*TASK TO CARRY OUT:*
Where a line below holds the string "draw", copy that line.

============================================================

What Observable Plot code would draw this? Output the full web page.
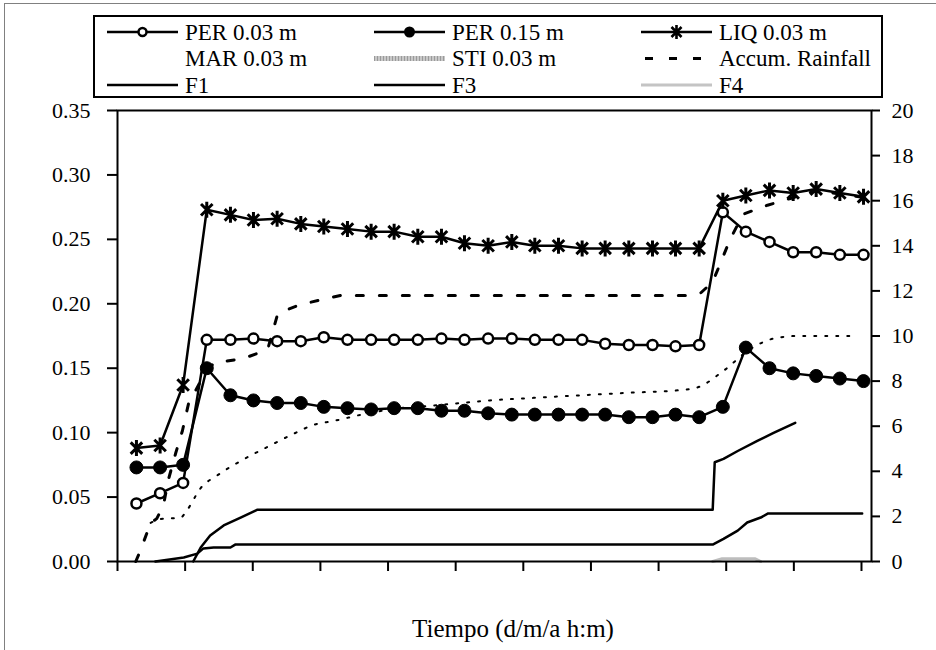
<!DOCTYPE html>
<html>
<head>
<meta charset="utf-8">
<script src="https://cdn.jsdelivr.net/npm/d3@7"></script>
<script src="https://cdn.jsdelivr.net/npm/@observablehq/plot@0.6"></script>
<style>
  body { margin: 0; background: #fff; }
  #wrap { position: relative; width: 936px; height: 650px; overflow: hidden; background: #fff;
          font-family: "Liberation Serif", "Times New Roman", Times, "DejaVu Serif", serif; }
  #outer { position: absolute; left: 4px; top: 3px; width: 980px; height: 700px; border: 1px solid #808080; }
  #chart { position: absolute; left: 0; top: 100px; }
  #xtitle { position: absolute; left: 0; top: 614px; width: 1026px; text-align: center;
            font-size: 25px; line-height: 30px; color: #000; }
</style>
</head>
<body>
<div id="wrap">
  <div id="outer"></div>
  <div id="chart"></div>
  <div id="xtitle">Tiempo (d/m/a h:m)</div>
</div>
<script>
// ---------- data (x in tick units of the time axis) ----------
const xTicks = [0,1,2,3,4,5,6,7,8,9,10,11];
const leftTicks = [0,0.05,0.10,0.15,0.20,0.25,0.30,0.35];
const rightTicks = [0,2,4,6,8,10,12,14,16,18,20];

const time = [0.28,0.63,0.97,1.32,1.67,2.01,2.36,2.71,3.05,3.40,3.75,4.09,4.44,4.79,5.13,5.48,
              5.83,6.17,6.52,6.87,7.21,7.56,7.91,8.25,8.60,8.95,9.29,9.64,9.99,10.33,10.68,11.03];
const per003 = [0.045,0.053,0.061,0.172,0.172,0.173,0.171,0.171,0.174,0.172,0.172,0.172,0.172,0.173,0.172,0.173,
                0.173,0.172,0.172,0.172,0.169,0.168,0.168,0.167,0.168,0.271,0.256,0.248,0.240,0.240,0.238,0.238];
const per015 = [0.073,0.073,0.075,0.150,0.129,0.125,0.123,0.123,0.120,0.119,0.118,0.119,0.119,0.117,0.117,0.115,
                0.114,0.114,0.114,0.114,0.114,0.112,0.112,0.114,0.112,0.120,0.166,0.150,0.146,0.144,0.142,0.140];
const liq003 = [0.088,0.090,0.137,0.273,0.269,0.265,0.266,0.262,0.260,0.258,0.256,0.256,0.252,0.252,0.247,0.245,
                0.248,0.245,0.245,0.243,0.243,0.243,0.243,0.243,0.243,0.280,0.284,0.288,0.286,0.289,0.286,0.283];

// MAR 0.03 m (dotted, left axis)
const marT = [0.49,0.64,0.93,1.03,1.23,1.48,1.82,2.22,2.60,2.90,3.19,3.70,4.18,4.67,5.07,5.51,6.15,6.85,7.58,8.32,8.57,8.96,9.36,9.70,10.05,10.84];
const marV = [0.030,0.033,0.034,0.040,0.057,0.067,0.078,0.089,0.099,0.106,0.109,0.115,0.119,0.121,0.123,0.125,0.127,0.129,0.131,0.133,0.135,0.148,0.165,0.173,0.175,0.175];

// Accumulated rainfall (right axis)
const rainT = [0.27,0.34,0.49,0.58,0.68,0.75,0.86,0.96,1.05,1.23,1.42,1.86,2.22,2.37,2.71,3.30,8.47,8.62,8.80,8.91,9.06,9.25,9.61,9.95,10.33,10.68,11.03];
const rainV = [0,0.5,1.7,1.9,2.5,3.6,4.8,5.8,7.0,8.0,8.8,9.0,9.4,11.0,11.4,11.8,11.8,11.9,12.4,13.2,14.3,15.4,15.8,16.1,16.45,16.3,16.15];

// F1, F3, F4 (right axis)
const f1T = [1.12,1.23,1.37,1.57,1.82,2.07,8.80,8.83,8.96,9.17,9.46,9.70,10.02];
const f1V = [0,0.62,1.15,1.6,1.95,2.3,2.3,4.4,4.55,4.9,5.35,5.7,6.15];
const f3T = [0.56,0.98,1.18,1.27,1.42,1.67,1.74,8.80,8.96,9.17,9.31,9.51,9.62,11.01];
const f3V = [0,0.18,0.35,0.58,0.62,0.62,0.75,0.75,1.0,1.37,1.73,1.95,2.13,2.13];
const f4T = [8.80,8.94,9.43,9.51];
const f4V = [0,0.12,0.12,0];

const legendLabels = ["PER 0.03 m","PER 0.15 m","LIQ 0.03 m","MAR 0.03 m","STI 0.03 m","Accum. Rainfall","F1","F3","F4"];

// ---------- helpers ----------
const FONT = "'Liberation Serif', 'Times New Roman', Times, 'DejaVu Serif', serif";
const K = 0.35 / 20; // right-axis units -> left-axis units
const pts = (t, v) => t.map((x, i) => ({x, y: v[i]}));
const star = {
  draw(ctx, size) {
    const r = Math.sqrt(size / Math.PI);
    const d = r * 0.72;
    ctx.moveTo(0, -r); ctx.lineTo(0, r);
    ctx.moveTo(-d, -d); ctx.lineTo(d, d);
    ctx.moveTo(-d, d); ctx.lineTo(d, -d);
  }
};
const mainLine = {x: "x", y: "y", stroke: "black", strokeWidth: 2.5};

const chart = Plot.plot({
  width: 936, height: 490,
  marginLeft: 117, marginRight: 65, marginTop: 10, marginBottom: 29,
  x: {type: "linear", domain: [0, 11.148], axis: null},
  y: {type: "linear", domain: [0, 0.35], axis: null},
  style: {fontFamily: FONT, fontSize: "22px", color: "black", background: "transparent", overflow: "visible"},
  marks: [
    Plot.axisX(xTicks, {tickSize: 10, tickFormat: () => "", strokeWidth: 2, label: null}),
    Plot.axisY(leftTicks, {anchor: "left", tickSize: 10, tickPadding: 17, tickFormat: d3.format(".2f"), strokeWidth: 2, label: null, fontSize: 22}),
    Plot.axisY(rightTicks, {anchor: "right", y: d => d * K, tickSize: 8, tickPadding: 12, tickFormat: d => String(d), strokeWidth: 2, label: null, fontSize: 22}),
    Plot.line(pts(f4T, f4V), {x: "x", y: d => d.y * K, stroke: "#bdbdbd", strokeWidth: 3}),
    Plot.line(pts(f3T, f3V), {x: "x", y: d => d.y * K, stroke: "black", strokeWidth: 2.5}),
    Plot.line(pts(f1T, f1V), {x: "x", y: d => d.y * K, stroke: "black", strokeWidth: 2.5}),
    Plot.line(pts(marT, marV), {x: "x", y: "y", stroke: "black", strokeWidth: 2, strokeDasharray: "2,9", curve: "monotone-x"}),
    Plot.line(pts(rainT, rainV), {x: "x", y: d => d.y * K, stroke: "black", strokeWidth: 3, strokeDasharray: "7,16"}),
    Plot.line(pts(time, per015), mainLine),
    Plot.dot(pts(time, per015), {x: "x", y: "y", r: 6.5, fill: "black", stroke: "black", strokeWidth: 1}),
    Plot.line(pts(time, per003), mainLine),
    Plot.dot(pts(time, per003), {x: "x", y: "y", r: 5, fill: "white", stroke: "black", strokeWidth: 2.5}),
    Plot.line(pts(time, liq003), mainLine),
    Plot.dot(pts(time, liq003), {x: "x", y: "y", r: 8, symbol: star, fill: "none", stroke: "black", strokeWidth: 3}),
    Plot.frame({stroke: "black", strokeWidth: 2})
  ]
});
document.getElementById("chart").appendChild(chart);

// ---------- legend ----------
const lg = d3.select("#wrap").append("svg")
  .attr("width", 936).attr("height", 100)
  .style("position", "absolute").style("left", "0px").style("top", "0px");
lg.append("rect").attr("x", 94).attr("y", 16).attr("width", 788).attr("height", 81)
  .attr("fill", "white").attr("stroke", "black").attr("stroke-width", 2);
const cols = [107, 374, 641], rows = [32, 58.5, 85], L = 71;
legendLabels.forEach((lab, i) => {
  const c = i % 3, r = Math.floor(i / 3);
  const x0 = cols[c], y = rows[r];
  const g = lg.append("g");
  const line = (stroke, w, dash) => {
    const l = g.append("line").attr("x1", x0).attr("x2", x0 + L).attr("y1", y).attr("y2", y)
      .attr("stroke", stroke).attr("stroke-width", w);
    if (dash) l.attr("stroke-dasharray", dash);
  };
  if (i === 0) { line("black", 2.5); g.append("circle").attr("cx", x0 + L / 2).attr("cy", y).attr("r", 4).attr("fill", "white").attr("stroke", "black").attr("stroke-width", 2.5); }
  if (i === 1) { line("black", 2.5); g.append("circle").attr("cx", x0 + L / 2).attr("cy", y).attr("r", 5.5).attr("fill", "black"); }
  if (i === 2) { line("black", 2.5); const p = d3.path(); star.draw(p, Math.PI * 49);
    g.append("path").attr("d", p.toString()).attr("transform", `translate(${x0 + L / 2},${y})`).attr("stroke", "black").attr("stroke-width", 2.6).attr("fill", "none"); }
  if (i === 4) { line("#c8c8c8", 5); line("#9a9a9a", 5, "1,2"); }
  if (i === 5) { g.append("line").attr("x1", x0 + 4).attr("x2", x0 + L).attr("y1", y).attr("y2", y).attr("stroke", "black").attr("stroke-width", 3).attr("stroke-dasharray", "8,16"); }
  if (i === 6 || i === 7) { line("black", 2.5); }
  if (i === 8) { line("#c4c4c4", 3); }
  g.append("text").attr("x", x0 + L + 7).attr("y", y + 7.5)
    .style("font-family", FONT).attr("font-size", 23).attr("fill", "black")
    .text(lab);
});
</script>
</body>
</html>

============================================================

*RESULT OF THE EXERCISE:*
What Observable Plot code would draw this? Output the full web page.
  draw(ctx, size) {
  if (i === 2) { line("black", 2.5); const p = d3.path(); star.draw(p, Math.PI * 49);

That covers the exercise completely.